L’Artisan Parfumeur is the quintessential “niche” house. Its expense, its packaging, its unisexness, its hard-to-get-ness, its French-ness, its cutting edge-ness (really?), all set it apart as a special milestone in our contemporary scent style availability scene.
It’s also the first non-department store perfume house I discovered. It’s probably the model every small house out there tries to follow and wishes to become. Last week I was in a scent shop talking with its owner who’s a buddy. He said Molinard had been in lately trying to get him to carry their line. “What’s their new thing?,” he asked. “Two hundred dollar Lalique bottles? That’s their new revival gimmick?” I said they’re one of my favorite low-level old house makers, and they’ve probably sat by and watched L’Artisan skyrocket, carving out a prestige corner of the market, getting all the fashionable attention, and Molinard management slapped themselves and said damn-that-should-be-us! Now they’re trying to get in the prestige brand artisanal scent corner. Nice mod, colorful, sample paper clips too. Let’s market to get some L’Artisan chic, they must be saying. “They’re too late,” said my friend the scent shop owner.

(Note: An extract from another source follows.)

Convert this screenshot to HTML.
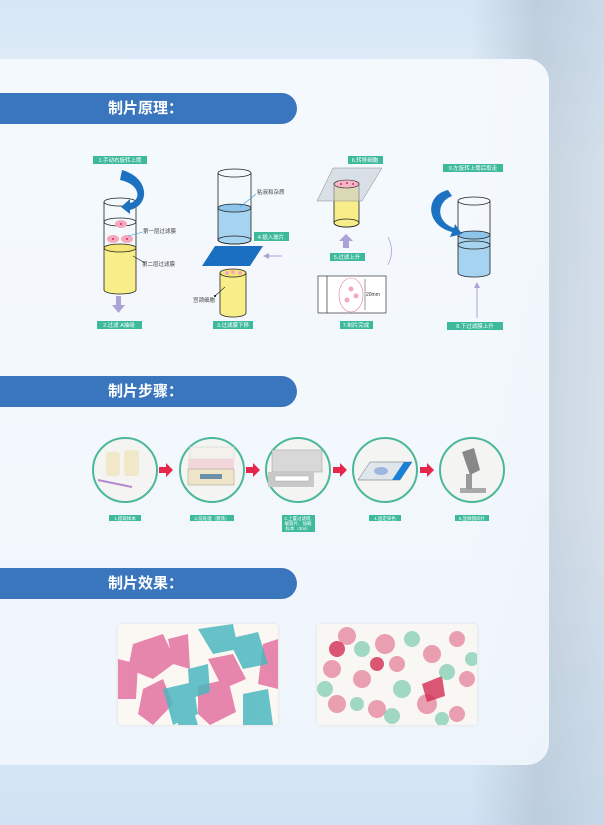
<!DOCTYPE html>
<html><head><meta charset="utf-8"><style>
body{margin:0;width:604px;height:825px;overflow:hidden;font-family:"Liberation Sans","Noto Sans CJK SC",sans-serif;}
.bg{position:absolute;left:0;top:0;width:604px;height:825px;background:linear-gradient(180deg,#d5e6f5 0%,#e9f2fa 20%,#eef4fa 60%,#cfe3f4 100%);}
.mic{position:absolute;left:470px;top:0;width:134px;height:825px;background:linear-gradient(90deg,rgba(200,212,225,0) 0%,rgba(175,190,205,.6) 50%,rgba(190,205,220,.5) 100%);}
.card{position:absolute;left:0;top:59px;width:549px;height:706px;background:linear-gradient(180deg,rgba(246,250,254,.95),rgba(240,246,252,.93));border-radius:0 22px 22px 0;}
.hdr{position:absolute;left:0;width:297px;height:31px;background:#3a76bd;border-radius:0 16px 16px 0;color:#fff;font-weight:bold;font-size:15px;line-height:31px;text-indent:108px;}
.pic{position:absolute;width:160px;height:101px;border-radius:4px;overflow:hidden;background:#fbf8f4;box-shadow:0 0 3px #ddd;}
</style></head><body>
<div class="bg"></div><div class="mic"></div>
<div class="card"></div>
<div class="hdr" style="top:93px">制片原理：</div>
<div class="hdr" style="top:376px">制片步骤：</div>
<div class="hdr" style="top:568px">制片效果：</div>
<svg width="604" height="825" style="position:absolute;left:0;top:0" font-family="Liberation Sans,Noto Sans CJK SC,sans-serif">
<defs>
<marker id="pa" markerWidth="6" markerHeight="6" refX="3" refY="3" orient="auto"><path d="M0,0L6,3L0,6z" fill="#a9a3d6"/></marker>
</defs>
<g font-size="5.5" fill="#fff" text-anchor="middle">
<rect x="93" y="156" width="54" height="8" fill="#3db99b"/><text x="120" y="162">1.手动右旋转上筒</text>
<rect x="97" y="321" width="45" height="8" fill="#3db99b"/><text x="119" y="327">2.过滤 A抽吸</text>
<rect x="254" y="232" width="35" height="9" fill="#3db99b"/><text x="271" y="239">4.插入玻片</text>
<rect x="213" y="321" width="40" height="8" fill="#3db99b"/><text x="233" y="327">3.过滤膜下移</text>
<rect x="348" y="156" width="35" height="8" fill="#3db99b"/><text x="365" y="162">6.转移细胞</text>
<rect x="330" y="253" width="35" height="8" fill="#3db99b"/><text x="347" y="259">5.过滤上升</text>
<rect x="340" y="321" width="33" height="8" fill="#3db99b"/><text x="356" y="327">7.制片完成</text>
<rect x="443" y="164" width="60" height="8" fill="#3db99b"/><text x="473" y="170">9.左旋转上筒后取走</text>
<rect x="447" y="322" width="56" height="8" fill="#3db99b"/><text x="475" y="328">8.下过滤膜上升</text>
</g>
<!-- cyl1 -->
<g stroke="#222" stroke-width="0.8">
<path d="M104,248 L104,290 A16,4 0 0 0 136,290 L136,248 Z" fill="#f7ee8a"/>
<ellipse cx="120" cy="248" rx="16" ry="4" fill="#f3e677"/>
<line x1="104" y1="202" x2="104" y2="248"/><line x1="136" y1="202" x2="136" y2="248"/>
<ellipse cx="120" cy="202" rx="16" ry="4" fill="none"/>
<ellipse cx="120" cy="222" rx="16" ry="4" fill="none"/>
</g>
<g fill="#f5a9bd"><ellipse cx="121" cy="224" rx="6" ry="4"/><ellipse cx="113" cy="239" rx="6" ry="4"/><ellipse cx="127" cy="239" rx="6" ry="4"/></g>
<g fill="#d8246c"><circle cx="121" cy="224" r="1"/><circle cx="113" cy="239" r="1"/><circle cx="127" cy="239" r="1"/></g>
<path d="M122,170 C150,178 150,205 130,210 L130,214 L121,207 L130,199 L130,203 C142,200 140,184 120,180 Z" fill="#1c72c0"/>
<line x1="128" y1="236" x2="143" y2="232" stroke="#3a9be0" stroke-width="0.6"/>
<text x="143" y="233" font-size="5.5" fill="#444">第一层过滤膜</text>
<line x1="133" y1="256" x2="145" y2="263" stroke="#222" stroke-width="0.6"/>
<text x="142" y="266" font-size="5.5" fill="#444">第二层过滤膜</text>
<path d="M116,296 L121,296 L121,305 L125,305 L118.5,313 L112,305 L116,305Z" fill="#a9a3d6"/>
<!-- cyl2 -->
<g stroke="#222" stroke-width="0.8">
<path d="M218,208 L218,240 A16.5,4 0 0 0 251,240 L251,208 Z" fill="#a6d3ef"/>
<ellipse cx="234.5" cy="208" rx="16.5" ry="4" fill="#8cc4ea"/>
<line x1="218" y1="173" x2="218" y2="208"/><line x1="251" y1="173" x2="251" y2="208"/>
<ellipse cx="234.5" cy="173" rx="16.5" ry="4" fill="none"/>
<ellipse cx="234.5" cy="240" rx="16.5" ry="4" fill="none"/>
</g>
<line x1="240" y1="207" x2="256" y2="194" stroke="#3a9be0" stroke-width="0.6"/>
<text x="257" y="194" font-size="5.5" fill="#444">粘液和杂质</text>
<path d="M215,246 L263,246 L250,266 L202,266Z" fill="#1b6fc0"/>
<line x1="282" y1="256" x2="266" y2="256" stroke="#a9a3d6" stroke-width="1" marker-end="url(#pa)"/>
<g stroke="#222" stroke-width="0.8">
<path d="M220,273 L220,313 A13,4 0 0 0 246,313 L246,273 Z" fill="#f7ee8a"/>
<ellipse cx="233" cy="273" rx="13" ry="4" fill="#f3e677"/>
</g>
<g fill="#f5a9bd"><circle cx="227" cy="273" r="2"/><circle cx="233" cy="272" r="2"/><circle cx="240" cy="273" r="2"/></g>
<line x1="215" y1="296" x2="225" y2="287" stroke="#222" stroke-width="0.6"/><circle cx="215" cy="296" r="1"/>
<text x="193" y="302" font-size="5.5" fill="#444">宫颈细胞</text>
<!-- cyl4 -->
<g stroke="#222" stroke-width="0.8">
<path d="M334,183 L334,223 A12.5,4 0 0 0 359,223 L359,183 Z" fill="#f7ee8a"/>
<ellipse cx="346.5" cy="223" rx="12.5" ry="4" fill="none"/>
</g>
<path d="M317,201 L333,168 L382,168 L362,201Z" fill="#c7cdd6" fill-opacity="0.6" stroke="#888" stroke-width="0.5"/>
<ellipse cx="346.5" cy="184" rx="12.5" ry="4" fill="#f5b7c6" stroke="#222" stroke-width="0.6"/>
<g fill="#d8246c"><circle cx="341" cy="184" r="1"/><circle cx="347" cy="183" r="1"/><circle cx="353" cy="184" r="1"/></g>
<path d="M343,248 L343,241 L339,241 L346,234 L353,241 L349,241 L349,248Z" fill="#a9a3d6"/>
<path d="M388,237 Q395,251 388,265" stroke="#a9a3d6" fill="none" stroke-width="0.8"/>
<rect x="318" y="276" width="68" height="37" fill="#fff" stroke="#333" stroke-width="0.7"/>
<line x1="327" y1="276" x2="327" y2="313" stroke="#333" stroke-width="0.7"/>
<ellipse cx="351" cy="295" rx="12" ry="17" fill="none" stroke="#e17aa0" stroke-width="0.6"/>
<g fill="#f5a9bd"><circle cx="351" cy="289" r="2.5"/><circle cx="356" cy="296" r="2.5"/><circle cx="347" cy="300" r="2.5"/></g>
<line x1="365" y1="279" x2="365" y2="310" stroke="#333" stroke-width="0.5"/>
<text x="366" y="296" font-size="5" fill="#333">20mm</text>
<!-- cyl5 -->
<g stroke="#222" stroke-width="0.8">
<path d="M458,235 L458,273 A16,4 0 0 0 490,273 L490,235 Z" fill="#a6d3ef"/>
<ellipse cx="474" cy="235" rx="16" ry="4" fill="#8cc4ea"/>
<line x1="458" y1="201" x2="458" y2="235"/><line x1="490" y1="201" x2="490" y2="235"/>
<ellipse cx="474" cy="201" rx="16" ry="4" fill="none"/>
<ellipse cx="474" cy="245" rx="16" ry="4" fill="none"/>
</g>
<path d="M448,190 C425,195 425,225 452,232 L450,237 L462,234 L455,224 L454,228 C436,222 436,202 452,196Z" fill="#1c72c0"/>
<line x1="477" y1="318" x2="477" y2="285" stroke="#a9a3d6" stroke-width="1" marker-end="url(#pa)"/>
<!-- steps -->
<g stroke="#4cb89a" stroke-width="2" fill="#f4f4f2">
<circle cx="125" cy="470" r="32"/><circle cx="212" cy="470" r="32"/><circle cx="298" cy="470" r="32"/><circle cx="385" cy="470" r="32"/><circle cx="472" cy="470" r="32"/>
</g>
<g fill="#e8264c">
<path d="M159,467 L166,467 L166,463 L173,470 L166,477 L166,473 L159,473Z"/>
<path d="M246,467 L253,467 L253,463 L260,470 L253,477 L253,473 L246,473Z"/>
<path d="M333,467 L340,467 L340,463 L347,470 L340,477 L340,473 L333,473Z"/>
<path d="M420,467 L427,467 L427,463 L434,470 L427,477 L427,473 L420,473Z"/>
</g>
<!-- step icons -->
<rect x="106" y="452" width="14" height="24" rx="3" fill="#f0e8c8"/><rect x="124" y="450" width="15" height="26" rx="3" fill="#f0e8c8"/>
<line x1="98" y1="480" x2="132" y2="487" stroke="#b48ad0" stroke-width="2"/>
<rect x="190" y="447" width="44" height="12" fill="#f5f2ee" stroke="#ccc" stroke-width="0.5"/>
<rect x="188" y="459" width="46" height="10" fill="#f3d6da"/>
<rect x="188" y="469" width="46" height="16" fill="#efe4c8" stroke="#999" stroke-width="0.5"/>
<rect x="200" y="474" width="22" height="5" fill="#6a8fa8"/>
<rect x="272" y="450" width="50" height="22" fill="#d8d8d8" stroke="#999" stroke-width="0.5"/>
<rect x="268" y="472" width="46" height="15" fill="#c8c8c8"/>
<rect x="275" y="476" width="34" height="5" fill="#fff" stroke="#999" stroke-width="0.4"/>
<path d="M358,480 L370,462 L412,462 L400,480Z" fill="#dfe6ec" stroke="#667" stroke-width="0.5"/>
<path d="M392,480 L404,462 L412,462 L400,480Z" fill="#1a7fd6"/>
<ellipse cx="381" cy="471" rx="7" ry="4" fill="#9db6e0"/>
<path d="M462,452 L474,448 L480,470 L470,475 Z" fill="#888"/><rect x="460" y="488" width="26" height="5" fill="#aaa"/><rect x="466" y="474" width="6" height="15" fill="#999"/>
<g font-size="4.5" fill="#fff" text-anchor="middle">
<rect x="109" y="515" width="32" height="6" fill="#3db99b"/><text x="125" y="520">1.提取样本</text>
<rect x="190" y="515" width="44" height="6" fill="#3db99b"/><text x="212" y="520">2.前处理（震荡）</text>
<rect x="282" y="515" width="33" height="17" fill="#3db99b"/><text x="298" y="520">3.上置过滤筒,</text><text x="298" y="525">载玻片、加载</text><text x="298" y="530">标本（3ml）</text>
<rect x="369" y="515" width="32" height="6" fill="#3db99b"/><text x="385" y="520">4.固定染色</text>
<rect x="455" y="515" width="34" height="6" fill="#3db99b"/><text x="472" y="520">5.显微镜阅片</text>
</g>
</svg>
<div class="pic" style="left:118px;top:624px">
<svg width="160" height="101">
<rect width="160" height="101" fill="#fbf8f4"/>
<g fill="#e57aa6" opacity=".9">
<path d="M15,20 L45,10 L58,38 L35,55 L10,45Z"/><path d="M50,15 L70,10 L72,45 L55,40Z"/><path d="M0,35 L20,40 L18,75 L0,75Z"/>
<path d="M25,65 L45,55 L55,80 L35,101 L20,90Z"/><path d="M80,62 L110,55 L118,88 L92,101 L80,90Z"/><path d="M90,35 L115,30 L128,55 L105,65Z"/><path d="M145,20 L160,15 L160,65 L140,60Z"/>
</g>
<g fill="#4cb8c0" opacity=".85">
<path d="M80,5 L115,0 L120,25 L95,30Z"/><path d="M110,15 L140,8 L150,40 L125,45Z"/><path d="M70,45 L90,40 L92,68 L72,75Z"/><path d="M45,65 L75,58 L80,90 L55,101Z"/><path d="M125,70 L150,65 L155,101 L125,101Z"/><path d="M60,90 L75,85 L80,101 L60,101Z"/>
</g>
</svg></div>
<div class="pic" style="left:317px;top:624px">
<svg width="160" height="101">
<rect width="160" height="101" fill="#f8f7f3"/>
<g fill="#e5899f" opacity=".8">
<circle cx="30" cy="12" r="9"/><circle cx="68" cy="20" r="10"/><circle cx="15" cy="45" r="9"/><circle cx="45" cy="55" r="9"/><circle cx="80" cy="40" r="8"/><circle cx="115" cy="30" r="9"/><circle cx="140" cy="15" r="8"/><circle cx="20" cy="80" r="9"/><circle cx="60" cy="85" r="9"/><circle cx="110" cy="80" r="10"/><circle cx="150" cy="55" r="8"/><circle cx="140" cy="90" r="8"/>
</g>
<g fill="#d42e54" opacity=".8"><path d="M105,60 L125,52 L128,72 L110,78Z"/><circle cx="20" cy="25" r="8"/><circle cx="60" cy="40" r="7"/></g>
<g fill="#7ccab0" opacity=".7">
<circle cx="45" cy="25" r="8"/><circle cx="95" cy="15" r="8"/><circle cx="85" cy="65" r="9"/><circle cx="130" cy="48" r="8"/><circle cx="8" cy="65" r="8"/><circle cx="40" cy="80" r="7"/><circle cx="75" cy="92" r="8"/><circle cx="155" cy="35" r="7"/><circle cx="125" cy="95" r="7"/>
</g>
</svg></div>
</body></html>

The beauty of this house referendum is that everyone can contribute. Some can do two sentence reviews of L’Artisan stuff, and some can do twenty paragraphs on one scent. The house has a few dozen scents for sale, but has discontinued a good number in its short history. Some members can review those discontinued ones and give us a sense of what we’re missing. Or not missing. Nothing, or no post, needs to be perfect or definitive either.